Wikimedia Commons photo by Tim McAteer
The police officers entrusted with protecting the Bay Area Rapid Transit system are sometimes derided as little more than mall security.
Critics have repeatedly called to disarm the transit system's department, as the murder trial of former BART officer Johannes Mehserle has transfixed the Bay Area’s attention on how police use lethal force.
If BART police surrender their pistols, must the members of its Special Weapons and Tactics unit (better known as a “SWAT” team) turn over their submachine guns and assault rifles?
The disarmament campaign has focused on pistols – the weapon Mehserle used to shoot Oscar Grant on New Years Day 2009.

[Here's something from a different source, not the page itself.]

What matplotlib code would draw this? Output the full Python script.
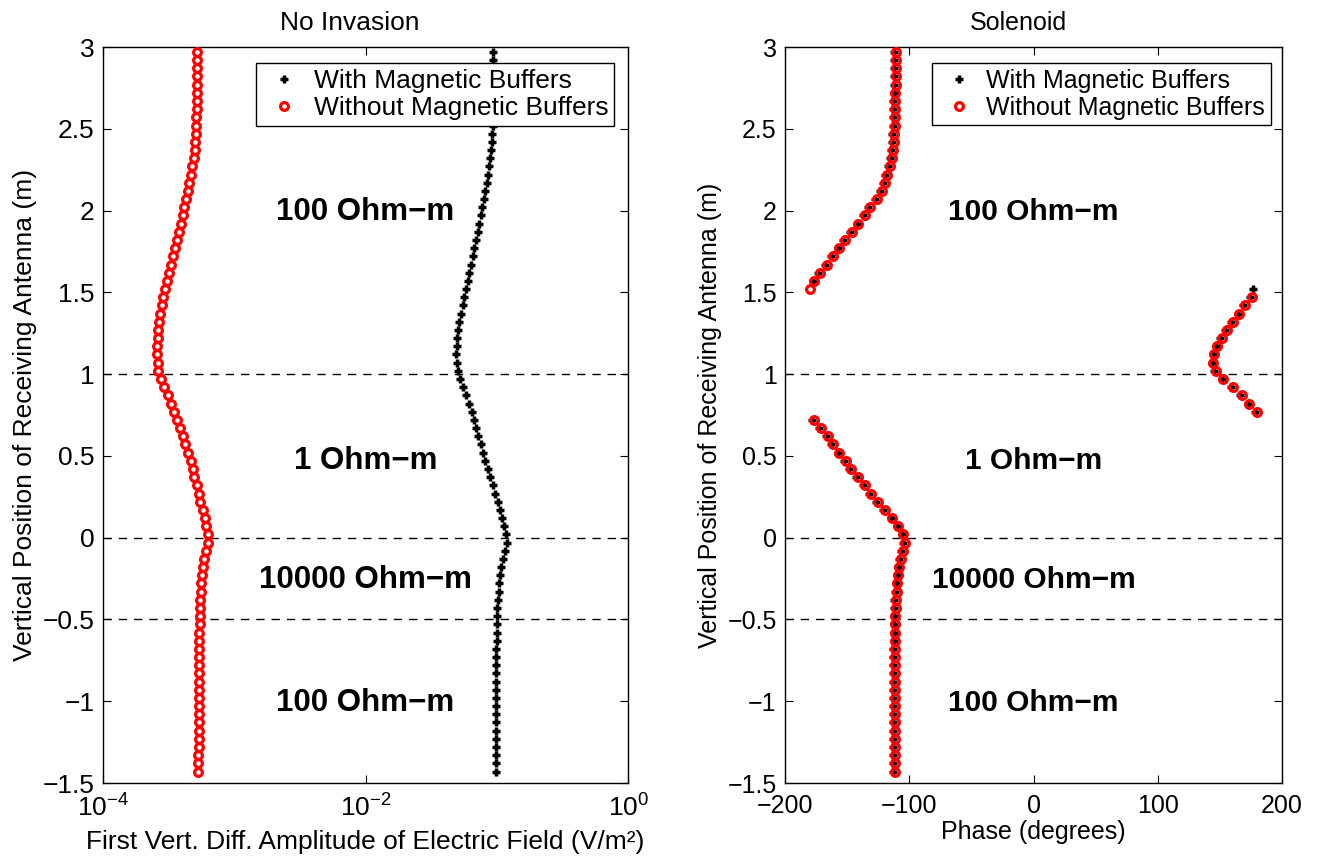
import numpy as np
import matplotlib
matplotlib.use("Agg")
import matplotlib.pyplot as plt

plt.rcParams['font.family'] = ['Liberation Sans', 'DejaVu Sans']
plt.rcParams['mathtext.fontset'] = 'custom'
plt.rcParams['mathtext.rm'] = 'Liberation Sans'
plt.rcParams['mathtext.it'] = 'Liberation Sans:italic'

# receiver positions (m), bottom to top
depth = np.round(np.arange(-1.43, 2.975, 0.05), 2)

# first vertical difference amplitude (V/m^2)
black_amp = [0.0986, 0.0986, 0.0986, 0.0986, 0.0986, 0.0986, 0.0986, 0.0986, 0.0986,
             0.0992, 0.0992, 0.0992, 0.0992, 0.0992, 0.0992, 0.0992, 0.0997, 0.0997, 0.0997,
             0.1003, 0.1009, 0.1021, 0.1033, 0.1045, 0.1064, 0.1082, 0.1114, 0.1148,
             0.1195, 0.1174, 0.1141, 0.1101, 0.1057, 0.1015, 0.0974, 0.0930, 0.0893,
             0.0856, 0.0818, 0.0785, 0.0753, 0.0724, 0.0695, 0.0667, 0.0644,
             0.0611, 0.0584, 0.0556, 0.0525, 0.0504, 0.0495, 0.0492, 0.0495, 0.0498,
             0.0507, 0.0519, 0.0534, 0.0551, 0.0566, 0.0584, 0.0600, 0.0618, 0.0636,
             0.0656, 0.0675, 0.0695, 0.0715, 0.0737, 0.0758, 0.0776, 0.0799, 0.0818,
             0.0835, 0.0856, 0.0877, 0.0893, 0.0903, 0.0914, 0.0925, 0.0930, 0.0935,
             0.0941, 0.0941, 0.0941, 0.0941, 0.0935, 0.0935, 0.0930, 0.0930]
red_amp = np.array([5.31, 5.31, 5.31, 5.34, 5.34, 5.34, 5.34, 5.34, 5.34, 5.37, 5.37, 5.37,
                    5.37, 5.37, 5.37, 5.41, 5.41, 5.41, 5.44, 5.47, 5.47, 5.50, 5.53, 5.57,
                    5.63, 5.73, 5.90, 6.07, 6.29, 6.25, 6.11, 5.93, 5.73, 5.50, 5.34, 5.16,
                    4.95, 4.81, 4.64, 4.43, 4.23, 4.04, 3.85, 3.63, 3.47, 3.31, 3.12, 2.91,
                    2.75, 2.64, 2.60, 2.59, 2.59, 2.60, 2.64, 2.67, 2.71, 2.79, 2.88, 2.96,
                    3.05, 3.16, 3.27, 3.39, 3.51, 3.63, 3.76, 3.90, 4.04, 4.15, 4.28, 4.40,
                    4.54, 4.67, 4.78, 4.89, 4.98, 5.04, 5.07, 5.10, 5.13, 5.16, 5.16, 5.19,
                    5.19, 5.22, 5.22, 5.22, 5.22]) * 1e-4

# phase (degrees), wrapped to [-180, 180]
red_phase = [-111.4, -111.4, -111.4, -111.4, -111.4, -111.3, -111.3, -111.3, -111.3, -111.3,
             -111.3, -111.2, -111.2, -111.2, -111.2, -111.2, -111.1, -111.1, -111.1,
             -111.1, -110.8, -110.5, -110.0, -109.5, -108.7, -107.9, -106.8, -105.2, -103.3,
             -104.7, -108.7, -113.5, -119.4, -125.3, -130.9, -136.0, -141.4, -146.7, -150.8,
             -156.2, -161.5, -165.8, -171.2, -176.5,
             179.6, 173.7, 167.6, 160.3, 152.8, 146.9, 144.8, 145.6, 148.0, 151.5, 155.5,
             160.3, 165.7, 170.2, 175.6,
             -179.7, -176.3, -171.7, -166.3, -161.5, -156.2, -151.6, -146.2, -140.9, -136.0,
             -131.5, -126.1, -122.0, -119.4, -118.0, -115.4, -114.0, -113.0, -112.4, -112.0,
             -111.7, -111.5, -111.3, -111.2, -111.1, -111.0, -111.0, -110.9, -110.9, -110.9]
black_phase = [-112.9, -112.9, -112.9, -112.9, -112.9, -112.8, -112.8, -112.8, -112.8, -112.8,
               -112.8, -112.7, -112.7, -112.7, -112.7, -112.7, -112.6, -112.6, -112.6,
               -112.6, -112.3, -112.0, -111.5, -111.0, -110.2, -109.4, -108.3, -106.7, -104.8,
               -106.2, -110.2, -115.0, -120.9, -126.8, -132.4, -137.5, -142.9, -148.2, -152.3,
               -157.7, -163.0, -167.3, -172.7, -178.0,
               178.1, 172.2, 166.1, 158.8, 151.3, 145.4, 143.3, 144.1, 146.5, 150.0, 154.0,
               158.8, 164.2, 168.7, 174.1,
               176.9, -177.8, -173.2, -167.8, -163.0, -157.7, -153.1, -147.7, -142.4, -137.5,
               -133.0, -127.6, -123.5, -120.9, -119.5, -116.9, -115.5, -114.5, -113.9, -113.5,
               -113.2, -113.0, -112.8, -112.7, -112.6, -112.5, -112.5, -112.4, -112.4, -112.4]

boundaries = [1.0, 0.0, -0.5]
layer_labels = ['100 Ohm\u2212m', '1 Ohm\u2212m', '10000 Ohm\u2212m', '100 Ohm\u2212m']
layer_y = [1.99, 0.47, -0.26, -1.01]
yticks = [-1.5, -1, -0.5, 0, 0.5, 1, 1.5, 2, 2.5, 3]
ytick_labels = ['\u22121.5', '\u22121', '\u22120.5', '0', '0.5', '1', '1.5', '2', '2.5', '3']
phase_ticks = [-200, -100, 0, 100, 200]
phase_labels = ['\u2212200', '\u2212100', '0', '100', '200']
series_names = ['With Magnetic Buffers', 'Without Magnetic Buffers']

fig = plt.figure(figsize=(13.33, 8.58), dpi=100)
ax1 = fig.add_axes([0.0773, 0.0874, 0.3939, 0.8578])
ax2 = fig.add_axes([0.5889, 0.0874, 0.3729, 0.8578])


def style_axis(ax, fs):
    ax.set_ylim(-1.5, 3)
    ax.set_yticks(yticks)
    ax.set_yticklabels(ytick_labels)
    ax.tick_params(direction='in', length=6, width=0.8, top=True, right=True,
                   labelsize=fs)
    ax.tick_params(axis='y', pad=6)
    ax.tick_params(axis='x', pad=8)
    ax.minorticks_off()
    for s in ax.spines.values():
        s.set_linewidth(1.0)
    for b in boundaries:
        ax.axhline(b, color='black', linestyle=(0, (6, 5)), linewidth=1.0, zorder=1)
    ax.set_ylabel('Vertical Position of Receiving Antenna (m)', fontsize=fs, labelpad=4)


def add_legend(ax, fs, anchor):
    leg = ax.legend(loc='upper right', bbox_to_anchor=anchor, borderaxespad=0,
                    fontsize=fs, frameon=True, fancybox=False, edgecolor='black',
                    framealpha=1, handlelength=1.7, handletextpad=0.25, borderpad=0.22,
                    labelspacing=0.12, numpoints=1)
    leg.get_frame().set_linewidth(1.0)


# left panel: amplitude
fs1 = 19
ax1.set_xscale('log')
ax1.set_xlim(1e-4, 1)
ax1.set_xticks([1e-4, 1e-2, 1])
ax1.plot(black_amp, depth, linestyle='none', marker='+', color='black', ms=6, mew=2.5,
         label=series_names[0], zorder=3)
ax1.plot(red_amp, depth, linestyle='none', marker='o', mfc='none', mec='red', ms=5.6, mew=2.3,
         label=series_names[1], zorder=4)
style_axis(ax1, fs1)
ax1.xaxis.set_minor_locator(matplotlib.ticker.NullLocator())
ax1.set_title('No Invasion', fontsize=fs1, pad=12, x=0.47)
ax1.set_xlabel('First Vert. Diff. Amplitude of Electric Field (V/m\u00b2)', fontsize=fs1, labelpad=6)
for t, yv in zip(layer_labels, layer_y):
    ax1.text(1e-2, yv, t, ha='center', va='center', fontsize=22.5, fontweight='bold')
add_legend(ax1, fs1, (0.973, 0.978))

# right panel: phase
fs2 = 18
ax2.set_xlim(-200, 200)
ax2.set_xticks(phase_ticks)
ax2.set_xticklabels(phase_labels)
ax2.plot(black_phase, depth, linestyle='none', marker='+', color='black', ms=6, mew=2.5,
         label=series_names[0], zorder=3)
ax2.plot(red_phase, depth, linestyle='none', marker='o', mfc='none', mec='red', ms=5.6, mew=2.3,
         label=series_names[1], zorder=4)
style_axis(ax2, fs2)
ax2.set_title('Solenoid', fontsize=fs2, pad=12, x=0.47)
ax2.set_xlabel('Phase (degrees)', fontsize=fs2, labelpad=1)
for t, yv in zip(layer_labels, layer_y):
    ax2.text(0, yv, t, ha='center', va='center', fontsize=21.5, fontweight='bold')
add_legend(ax2, fs2, (0.977, 0.978))

fig.savefig('out.png', dpi=100)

Willie Brown, former San Francisco mayor and state lawmaker, recently joined the chorus asking BART to strip its police of sidearms. In a column in the San Francisco Chronicle, Brown wrote:
“It's not like they are real police officers out on patrol. They are transit cops. They aren't going to be in a shootout with anybody. Not on a BART platform, or in a parking lot or in a BART car. Too many people could get hurt if there was a real shootout.”
Not so, says BART Police Patrol Commander Daniel Hartwig. The transit agency uses its SWAT team, equipped with long guns, multiple times a year in response to life-threatening emergencies.

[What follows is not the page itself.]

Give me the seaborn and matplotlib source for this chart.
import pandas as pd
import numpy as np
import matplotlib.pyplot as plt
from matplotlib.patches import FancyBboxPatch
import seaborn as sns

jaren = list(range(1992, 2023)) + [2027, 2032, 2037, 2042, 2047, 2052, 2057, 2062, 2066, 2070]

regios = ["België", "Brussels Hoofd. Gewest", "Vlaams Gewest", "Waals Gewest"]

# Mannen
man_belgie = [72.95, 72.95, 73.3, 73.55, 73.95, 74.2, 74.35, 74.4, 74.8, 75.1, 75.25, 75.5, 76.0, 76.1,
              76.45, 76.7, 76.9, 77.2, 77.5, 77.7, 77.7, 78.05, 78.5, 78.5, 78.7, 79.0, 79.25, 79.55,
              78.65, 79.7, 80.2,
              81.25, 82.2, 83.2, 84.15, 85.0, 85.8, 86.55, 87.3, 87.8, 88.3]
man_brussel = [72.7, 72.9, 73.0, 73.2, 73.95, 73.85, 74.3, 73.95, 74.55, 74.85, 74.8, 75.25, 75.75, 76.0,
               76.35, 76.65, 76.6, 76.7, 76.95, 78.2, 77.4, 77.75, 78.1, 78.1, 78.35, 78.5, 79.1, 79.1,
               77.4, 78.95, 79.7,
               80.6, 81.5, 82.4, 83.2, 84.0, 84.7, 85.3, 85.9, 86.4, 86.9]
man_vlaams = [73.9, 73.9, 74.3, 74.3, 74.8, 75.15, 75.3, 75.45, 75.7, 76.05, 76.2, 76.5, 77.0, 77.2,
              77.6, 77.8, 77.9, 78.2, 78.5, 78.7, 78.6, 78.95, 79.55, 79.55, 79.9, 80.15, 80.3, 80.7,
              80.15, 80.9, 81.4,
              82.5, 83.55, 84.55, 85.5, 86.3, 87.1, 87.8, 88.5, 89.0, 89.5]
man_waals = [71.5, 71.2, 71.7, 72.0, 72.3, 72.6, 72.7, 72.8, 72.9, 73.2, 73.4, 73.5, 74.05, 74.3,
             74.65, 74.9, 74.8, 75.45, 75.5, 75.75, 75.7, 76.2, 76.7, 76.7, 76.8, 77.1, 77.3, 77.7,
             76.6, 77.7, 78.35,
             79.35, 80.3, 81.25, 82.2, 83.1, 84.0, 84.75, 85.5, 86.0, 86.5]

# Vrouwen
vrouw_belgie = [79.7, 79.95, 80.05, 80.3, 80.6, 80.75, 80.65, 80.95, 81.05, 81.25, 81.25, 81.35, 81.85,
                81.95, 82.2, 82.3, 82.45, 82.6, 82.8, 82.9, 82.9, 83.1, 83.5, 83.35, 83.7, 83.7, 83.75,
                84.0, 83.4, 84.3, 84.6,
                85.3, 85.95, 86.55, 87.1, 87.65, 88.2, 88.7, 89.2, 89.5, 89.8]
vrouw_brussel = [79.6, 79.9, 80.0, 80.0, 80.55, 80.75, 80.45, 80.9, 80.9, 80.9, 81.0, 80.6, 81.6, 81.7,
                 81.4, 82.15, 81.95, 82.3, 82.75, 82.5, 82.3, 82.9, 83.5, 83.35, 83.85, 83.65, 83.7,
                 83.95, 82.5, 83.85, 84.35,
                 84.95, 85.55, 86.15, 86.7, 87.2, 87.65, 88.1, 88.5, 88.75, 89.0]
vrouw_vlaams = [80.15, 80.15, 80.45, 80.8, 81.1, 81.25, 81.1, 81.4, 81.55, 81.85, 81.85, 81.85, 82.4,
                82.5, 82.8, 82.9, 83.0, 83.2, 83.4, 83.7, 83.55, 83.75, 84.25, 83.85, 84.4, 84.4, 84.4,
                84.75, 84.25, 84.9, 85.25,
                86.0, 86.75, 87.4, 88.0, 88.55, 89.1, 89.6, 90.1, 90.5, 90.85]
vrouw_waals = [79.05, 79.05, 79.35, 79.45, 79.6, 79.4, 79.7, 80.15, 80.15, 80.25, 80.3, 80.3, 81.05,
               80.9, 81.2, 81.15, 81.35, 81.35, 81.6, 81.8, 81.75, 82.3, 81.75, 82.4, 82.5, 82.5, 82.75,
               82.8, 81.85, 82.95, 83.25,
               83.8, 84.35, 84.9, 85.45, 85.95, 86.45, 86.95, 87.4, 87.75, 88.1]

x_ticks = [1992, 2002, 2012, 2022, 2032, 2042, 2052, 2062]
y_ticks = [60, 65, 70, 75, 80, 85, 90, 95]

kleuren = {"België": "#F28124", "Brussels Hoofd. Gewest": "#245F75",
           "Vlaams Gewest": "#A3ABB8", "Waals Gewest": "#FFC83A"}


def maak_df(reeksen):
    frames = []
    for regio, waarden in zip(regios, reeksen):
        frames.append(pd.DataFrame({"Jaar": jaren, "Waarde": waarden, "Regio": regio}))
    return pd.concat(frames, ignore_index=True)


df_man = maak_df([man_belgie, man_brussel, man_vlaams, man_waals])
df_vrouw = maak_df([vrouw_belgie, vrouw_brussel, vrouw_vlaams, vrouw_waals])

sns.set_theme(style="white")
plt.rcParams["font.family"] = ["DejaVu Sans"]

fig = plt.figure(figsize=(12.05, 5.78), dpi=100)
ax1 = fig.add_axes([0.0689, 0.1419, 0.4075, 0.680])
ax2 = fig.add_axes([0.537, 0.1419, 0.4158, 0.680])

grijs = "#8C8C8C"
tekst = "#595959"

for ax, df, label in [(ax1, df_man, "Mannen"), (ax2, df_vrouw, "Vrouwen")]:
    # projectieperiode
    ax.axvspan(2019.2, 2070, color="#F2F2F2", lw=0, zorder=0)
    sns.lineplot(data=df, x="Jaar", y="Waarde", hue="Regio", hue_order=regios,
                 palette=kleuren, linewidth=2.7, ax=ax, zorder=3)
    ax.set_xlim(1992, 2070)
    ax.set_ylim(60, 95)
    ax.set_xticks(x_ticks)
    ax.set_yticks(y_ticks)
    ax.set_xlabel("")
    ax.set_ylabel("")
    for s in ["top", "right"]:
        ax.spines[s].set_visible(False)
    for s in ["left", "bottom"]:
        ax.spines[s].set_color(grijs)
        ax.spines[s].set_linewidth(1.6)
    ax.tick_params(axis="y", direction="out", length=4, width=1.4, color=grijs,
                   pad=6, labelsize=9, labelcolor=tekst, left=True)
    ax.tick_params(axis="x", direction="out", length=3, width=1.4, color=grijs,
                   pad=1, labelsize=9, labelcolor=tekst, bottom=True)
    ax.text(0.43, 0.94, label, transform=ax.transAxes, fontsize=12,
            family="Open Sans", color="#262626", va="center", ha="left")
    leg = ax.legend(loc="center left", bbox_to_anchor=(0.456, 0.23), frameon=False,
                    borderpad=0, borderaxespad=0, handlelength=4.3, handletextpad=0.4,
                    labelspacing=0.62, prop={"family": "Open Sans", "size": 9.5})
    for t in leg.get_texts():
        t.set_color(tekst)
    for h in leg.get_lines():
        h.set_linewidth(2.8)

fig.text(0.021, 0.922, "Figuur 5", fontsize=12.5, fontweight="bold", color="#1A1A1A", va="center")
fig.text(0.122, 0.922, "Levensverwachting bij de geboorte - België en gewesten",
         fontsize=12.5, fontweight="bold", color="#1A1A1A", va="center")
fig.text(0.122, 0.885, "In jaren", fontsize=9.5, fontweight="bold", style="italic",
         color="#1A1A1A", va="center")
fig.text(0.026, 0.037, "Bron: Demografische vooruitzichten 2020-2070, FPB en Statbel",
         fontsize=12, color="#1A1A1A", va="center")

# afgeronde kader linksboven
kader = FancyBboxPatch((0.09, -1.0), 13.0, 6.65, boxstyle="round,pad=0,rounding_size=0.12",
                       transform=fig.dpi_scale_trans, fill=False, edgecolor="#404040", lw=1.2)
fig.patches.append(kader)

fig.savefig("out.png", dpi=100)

In 2010, the tactical operations team has gone into action on at least three incidents, Hartwig said. And on one occasion SWAT officers raided two residences outside the transit system in search of suspects in an incident that originated at the Pittsburg/Bay Point station.
BART officers await approval from city police departments before conducting a raid in someone else’s jurisdiction.

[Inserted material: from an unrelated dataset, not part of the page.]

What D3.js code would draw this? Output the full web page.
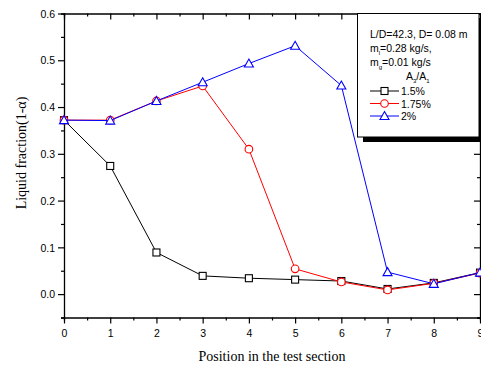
<!DOCTYPE html>
<html><head><meta charset="utf-8">
<script src="https://cdn.jsdelivr.net/npm/d3@7"></script>
<style>body{margin:0;background:#fff}svg{display:block}</style>
</head><body>
<svg id="c" width="481" height="370"></svg>
<script>
const positions = [0,1,2,3,4,5,6,7,8,9];
const s15 = [0.372,0.274,0.089,0.039,0.034,0.031,0.028,0.011,0.024,0.046];
const s175 = [0.372,0.372,0.413,0.445,0.310,0.054,0.026,0.009,0.023,0.045];
const s2 = [0.372,0.371,0.413,0.453,0.493,0.531,0.446,0.047,0.022,0.046];
const seriesNames = ["1.5%","1.75%","2%"];
const seriesColors = ["#000000","#ff0000","#0000ff"];
const seriesShapes = ["square","circle","triangle"];
const xTicks = [0,1,2,3,4,5,6,7,8,9];
const yTicks = [0.0,0.1,0.2,0.3,0.4,0.5,0.6];

const svg = d3.select("#c");
const L=64, R=480, T=13.5, B=317.5;
const x = d3.scaleLinear().domain([0,9]).range([L,R]);
const y = d3.scaleLinear().domain([-0.05,0.6]).range([B,T]);
const font = "'Liberation Sans', Arial, sans-serif";
const serif = "'Liberation Serif', 'Times New Roman', serif";

const xMinor = d3.range(0,9.01,0.5);
const yMinor = d3.range(-0.05,0.601,0.05);

// bottom axis
const gb = svg.append("g").attr("transform",`translate(0,${B})`);
gb.call(d3.axisBottom(x).tickValues(xMinor).tickSize(3).tickFormat(""));
gb.call(g=>g.selectAll(".tick").filter(d=>Math.abs(d-Math.round(d))<1e-6).select("line").attr("y2",6));
gb.selectAll(".tick").filter(d=>Math.abs(d-Math.round(d))<1e-6).append("text")
  .attr("y",19).attr("fill","#000").attr("text-anchor","middle").style("font-family",font).style("font-size","10.5px")
  .text(d=>d3.format("d")(d));
// left axis
const gl = svg.append("g").attr("transform",`translate(${L},0)`);
gl.call(d3.axisLeft(y).tickValues(yMinor).tickSize(3).tickFormat(""));
const isMajY = d=>yTicks.some(t=>Math.abs(t-d)<1e-6);
gl.selectAll(".tick").filter(isMajY).select("line").attr("x2",-6);
gl.selectAll(".tick").filter(isMajY).append("text")
  .attr("x",-9).attr("dy","0.35em").attr("fill","#000").attr("text-anchor","end").style("font-family",font).style("font-size","10.5px")
  .text(d=>d3.format(".1f")(d));
// top axis (inward ticks)
const gt = svg.append("g").attr("transform",`translate(0,${T})`);
gt.call(d3.axisBottom(x).tickValues(xMinor).tickSize(3).tickFormat(""));
gt.selectAll(".tick").filter(d=>Math.abs(d-Math.round(d))<1e-6).select("line").attr("y2",6);
// right axis (inward ticks)
const gr = svg.append("g").attr("transform",`translate(${R},0)`);
gr.call(d3.axisLeft(y).tickValues(yMinor).tickSize(3).tickFormat(""));
gr.selectAll(".tick").filter(isMajY).select("line").attr("x2",-6);
svg.selectAll(".domain").attr("stroke","#000").attr("stroke-width",1.3);
svg.selectAll(".tick line").attr("stroke","#000").attr("stroke-width",1.2);

// series
const allSeries = [s15,s175,s2];
function drawMarker(g, shape, color, cx, cy){
  if(shape==="square") g.append("rect").attr("x",cx-3.5).attr("y",cy-3.5).attr("width",7).attr("height",7).attr("fill","#fff").attr("stroke",color).attr("stroke-width",1.1);
  else if(shape==="circle") g.append("circle").attr("cx",cx).attr("cy",cy).attr("r",3.8).attr("fill","#fff").attr("stroke",color).attr("stroke-width",1.1);
  else g.append("path").attr("d",`M${cx},${cy-4.5}L${cx+4.5},${cy+3.5}L${cx-4.5},${cy+3.5}Z`).attr("fill","#fff").attr("stroke",color).attr("stroke-width",1.1);
}
const line = d3.line().x((d,i)=>x(positions[i])).y(d=>y(d));
allSeries.forEach((vals,k)=>{
  const g = svg.append("g");
  g.append("path").datum(vals).attr("d",line).attr("fill","none").attr("stroke",seriesColors[k]).attr("stroke-width",1);
  vals.forEach((v,i)=>drawMarker(g,seriesShapes[k],seriesColors[k],x(positions[i]),y(v)));
});

// legend
const lg = svg.append("g");
lg.append("rect").attr("x",363).attr("y",18).attr("width",125).attr("height",124).attr("fill","#000");
lg.append("rect").attr("x",357.5).attr("y",13.5).attr("width",121.5).attr("height",123.5).attr("fill","#fff").attr("stroke","#000").attr("stroke-width",1);
const tf = (sel)=>sel.attr("fill","#000").style("font-family",font).style("font-size","10.5px");
tf(lg.append("text").attr("x",370).attr("y",38)).text("L/D=42.3, D= 0.08 m");
const t2 = tf(lg.append("text").attr("x",370).attr("y",52));
t2.append("tspan").text("m");
t2.append("tspan").attr("dy",3).style("font-size","6px").text("l");
t2.append("tspan").attr("dy",-3).text("=0.28 kg/s,");
const t3 = tf(lg.append("text").attr("x",370).attr("y",66));
t3.append("tspan").text("m");
t3.append("tspan").attr("dy",3).style("font-size","6px").text("g");
t3.append("tspan").attr("dy",-3).text("=0.01 kg/s");
const t4 = tf(lg.append("text").attr("x",406).attr("y",80));
t4.append("tspan").text("A");
t4.append("tspan").attr("dy",3).style("font-size","6px").text("3");
t4.append("tspan").attr("dy",-3).text("/A");
t4.append("tspan").attr("dy",3).style("font-size","6px").text("1");
seriesNames.forEach((n,k)=>{
  const yy = 91 + k*12.5;
  lg.append("line").attr("x1",370).attr("x2",399).attr("y1",yy).attr("y2",yy).attr("stroke",seriesColors[k]).attr("stroke-width",1);
  drawMarker(lg,seriesShapes[k],seriesColors[k],384.5,yy);
  tf(lg.append("text").attr("x",401).attr("y",yy+4)).text(n);
});

// axis titles
svg.append("text").attr("x",272).attr("y",361).attr("text-anchor","middle").attr("fill","#000")
  .style("font-family",serif).style("font-size","14px").text("Position in the test section");
svg.append("text").attr("transform","translate(26,153) rotate(-90)").attr("text-anchor","middle").attr("fill","#000")
  .style("font-family",serif).style("font-size","14px").text("Liquid fraction(1-α)");
</script>
</body></html>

“I can’t just go into the city of Pittsburgh, the city of Oakland, the city of San Francisco with my SWAT team and do whatever I want,” Hartwig said.
BART police are certified peace officers with the same authority as their colleagues working the streets of Oakland, Los Angeles, Sacramento and every other California municipality.
Other transit systems have their own stand-alone police, including the metro rail in Washington, D.C., which now boasts an “anti-terrorism” unit. New York Transit, however, is guarded by a special bureau of the New York Police Department.
The Federal Emergency Management Agency pumps hundreds of millions of dollars a year into transit systems in an effort to strengthen the security of public transportation. This fiscal year, the Bay Area’s transit systems – BART and 11 local carriers – are eligible for $19.8 million, behind only New York ($110 million), Boston ($21 million) and the nation’s capital ($29 million).